The historical present is used to make a description of past events more vivid by giving those events a sense of immediacy. Since it's more a matter of style than grammar, it can be hard to come to any definitive conclusions about ambiguous cases. Newspaper headlines typically use it since the news media are in the business of being vivid and immediate, so the events of the day may technically have occurred in the past (even if it's only the past few hours), but it's more gripping to refer to them as if they are happening right now. You may come across better examples in novels or sometimes history, especially where the tense shifts suddenly from past to present in the narration of specific scenes or events, as in some battle narratives. Or when you tell a friend a story but use the present tense to create drama.



How can you tell?



  1. Did the event definitely occur in the past?

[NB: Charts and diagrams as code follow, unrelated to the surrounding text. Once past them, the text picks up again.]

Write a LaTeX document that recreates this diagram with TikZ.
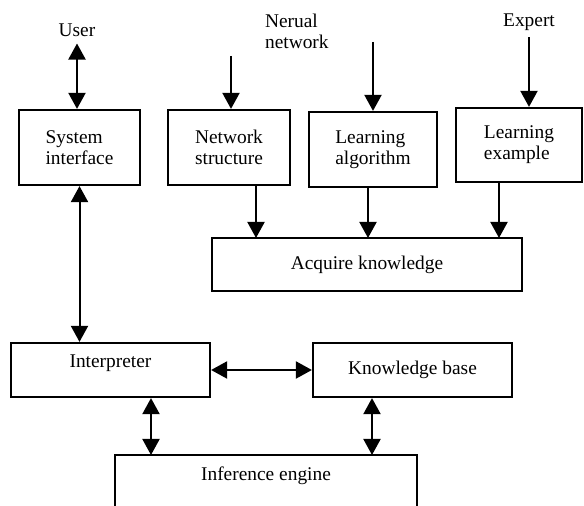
\documentclass[tikz,border=0pt]{standalone}
\usepackage{fontspec}
\setmainfont{Liberation Serif}
\usetikzlibrary{arrows.meta, positioning}

\begin{document}
\begin{tikzpicture}[x=0.5pt, y=-0.5pt]
      \tikzstyle{box}=[rectangle, draw, line width=1.1pt, inner sep=2pt, align=left, font=\fontsize{9.7}{10.5}\selectfont]
      \tikzstyle{lbl}=[align=left, font=\fontsize{9.7}{10.5}\selectfont]
      \tikzstyle{arr}=[line width=1pt, -{Triangle[length=8pt, width=8.5pt]}]
      \tikzstyle{dblarr}=[line width=1pt, {Triangle[length=8pt, width=8.5pt]}-{Triangle[length=8pt, width=8.5pt]}]
      \useasboundingbox (0,0) rectangle (584,506);
      \clip (0,0) rectangle (584,506);
      % top row
      \node[lbl] (user) at (77,30) {User};
      \node[lbl, anchor=west] (nn) at (258,31) {Nerual\\network};
      \node[lbl] (expert) at (529,22) {Expert};
      \node[box, minimum width=60.5pt, minimum height=37.5pt] (sysif) at (79.5,147.5) {System\\interface};
      \node[box, minimum width=61pt, minimum height=37.5pt] (ns) at (229,147.5) {Network\\structure};
      \node[box, minimum width=64pt, minimum height=37.5pt] (la) at (373,149.5) {Learning\\algorithm};
      \node[box, minimum width=63pt, minimum height=37pt] (le) at (519,145) {Learning\\example};
      \node[box, minimum width=155pt, minimum height=26.5pt] (acq) at (367,264.5) {Acquire knowledge};
      % lower part
      \node[box, minimum width=99.5pt, minimum height=27pt] (interp) at (110.5,370) {};
      \node[lbl] (interptxt) at ([yshift=3.5pt]interp.center) {Interpreter};
      \node[box, minimum width=99.5pt, minimum height=27pt] (kb) at (412.5,370) {Knowledge base};
      \node[box, minimum width=151pt, minimum height=40pt] (ie) at (266,495) {};
      \node[lbl] (ietxt) at ([yshift=-11pt]ie.north) {Inference engine};
      % connectors
      \coordinate (nsin) at (231,56);
      \coordinate (lain) at (373,42);
      \coordinate (ak1) at (256,238);
      \coordinate (ak2) at (368,238);
      \coordinate (ak3) at (499,238);
      \coordinate (ieL) at (151,455);
      \coordinate (ieR) at (372,455);
      \draw[dblarr] (user.south) -- (user.south |- sysif.north);
      \draw[arr] (nsin) -- (nsin |- ns.north);
      \draw[arr] (lain) -- (lain |- la.north);
      \draw[arr] (expert.south) -- (expert.south |- le.north);
      \draw[arr] (ns.south -| ak1) -- (ak1);
      \draw[arr] (la.south -| ak2) -- (ak2);
      \draw[arr] (le.south -| ak3) -- (ak3);
      \draw[dblarr] (sysif.south) -- (sysif.south |- interp.north);
      \draw[dblarr] (interp.east) -- (kb.west);
      \draw[dblarr] (interp.south -| ieL) -- (ieL);
      \draw[dblarr] (kb.south -| ieR) -- (ieR);
\end{tikzpicture}
\end{document}
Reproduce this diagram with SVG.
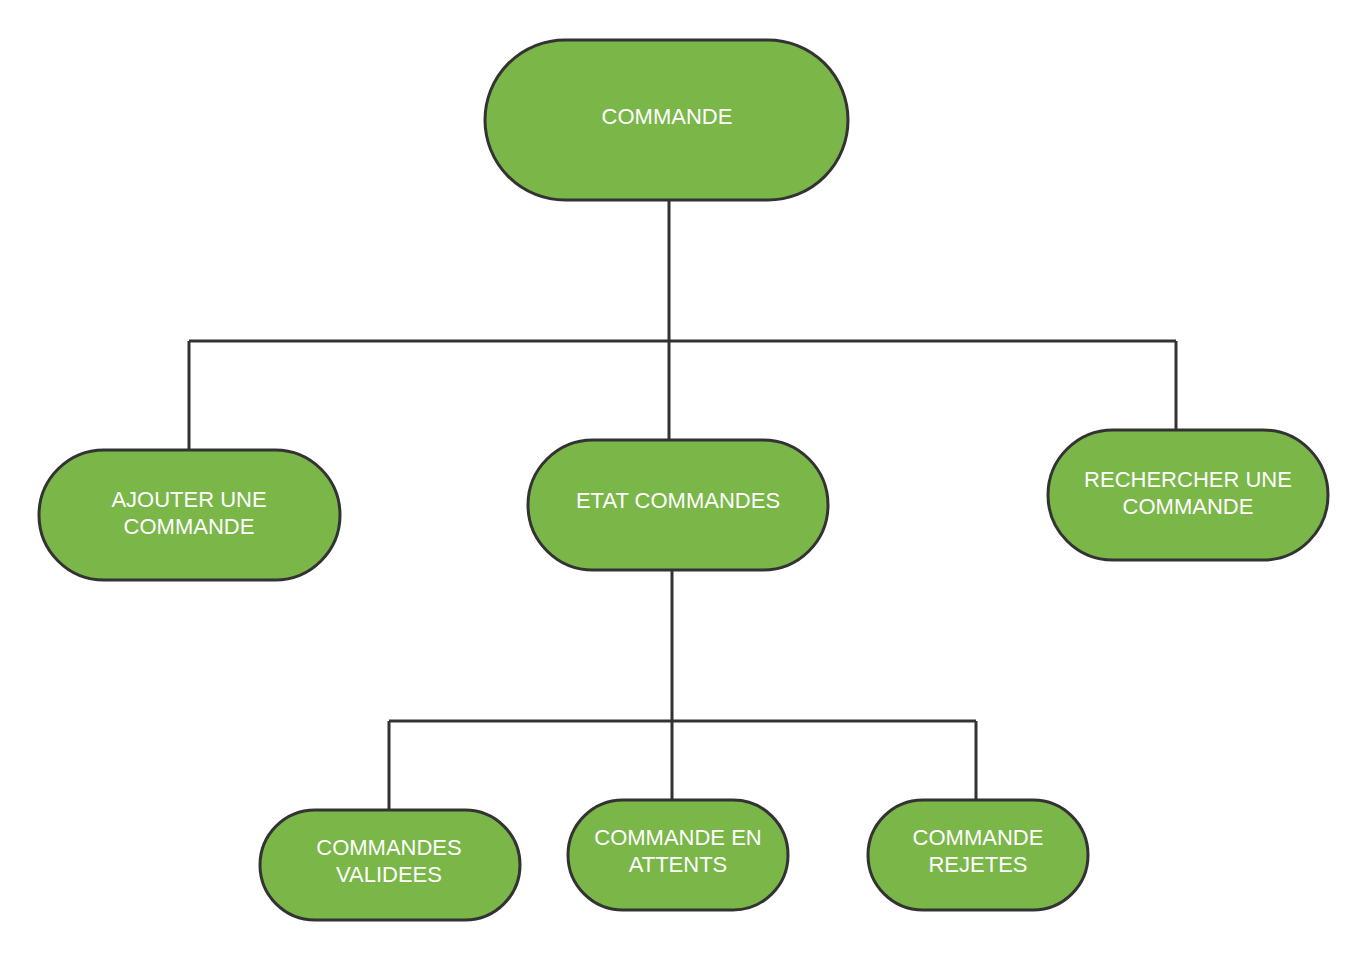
<svg xmlns="http://www.w3.org/2000/svg" width="1369" height="960" viewBox="0 0 1369 960">
<style>
.n{fill:#7ab648;stroke:#333333;stroke-width:3}
.t{fill:#ffffff;font-family:"Liberation Sans",Arial,sans-serif;font-size:22px;text-anchor:middle}
.c{fill:none;stroke:#333333;stroke-width:3}
</style>
<rect width="1369" height="960" fill="#ffffff"/>
<g id="connectors">
<path class="c" d="M669 200V440M189 341H1176M189 341V450M1176 341V430"/>
<path class="c" d="M672 570V800M389 721H976M389 721V810M976 721V800"/>
</g>
<g id="commande"><rect class="n" x="485" y="40" width="363" height="160" rx="80"/><text class="t" x="667" y="124">COMMANDE</text></g>
<g id="ajouter"><rect class="n" x="39" y="450" width="301" height="130" rx="65"/><text class="t" x="189" y="507">AJOUTER UNE</text><text class="t" x="189" y="534">COMMANDE</text></g>
<g id="etat"><rect class="n" x="528" y="440" width="300" height="130" rx="65"/><text class="t" x="678" y="508">ETAT COMMANDES</text></g>
<g id="rechercher"><rect class="n" x="1048" y="430" width="280" height="130" rx="65"/><text class="t" x="1188" y="487">RECHERCHER UNE</text><text class="t" x="1188" y="514">COMMANDE</text></g>
<g id="validees"><rect class="n" x="260" y="810" width="260" height="110" rx="55"/><text class="t" x="389" y="855">COMMANDES</text><text class="t" x="389" y="882">VALIDEES</text></g>
<g id="attents"><rect class="n" x="568" y="800" width="220" height="110" rx="55"/><text class="t" x="678" y="845">COMMANDE EN</text><text class="t" x="678" y="872">ATTENTS</text></g>
<g id="rejetes"><rect class="n" x="868" y="800" width="220" height="110" rx="55"/><text class="t" x="978" y="845">COMMANDE</text><text class="t" x="978" y="872">REJETES</text></g>
</svg>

  2. Does the writer's use of the present tense make the sentence more vivid?

Your examples are all arguably in the historical present, but it's a matter of at least some personal discretion. You could also argue that the events of "today" are still technically part of the present from a newspaper's point of view. I think it's easier to identify the historical present in longer narratives that use it to achieve an obvious dramatic effect, whereas newspaper headlines are at least as much the product of attention-grabbing tactics and the constraints of space as they are of deep, grammatical introspection.



This is just my opinion! The last time I heard anyone discuss the historical present was Latin class.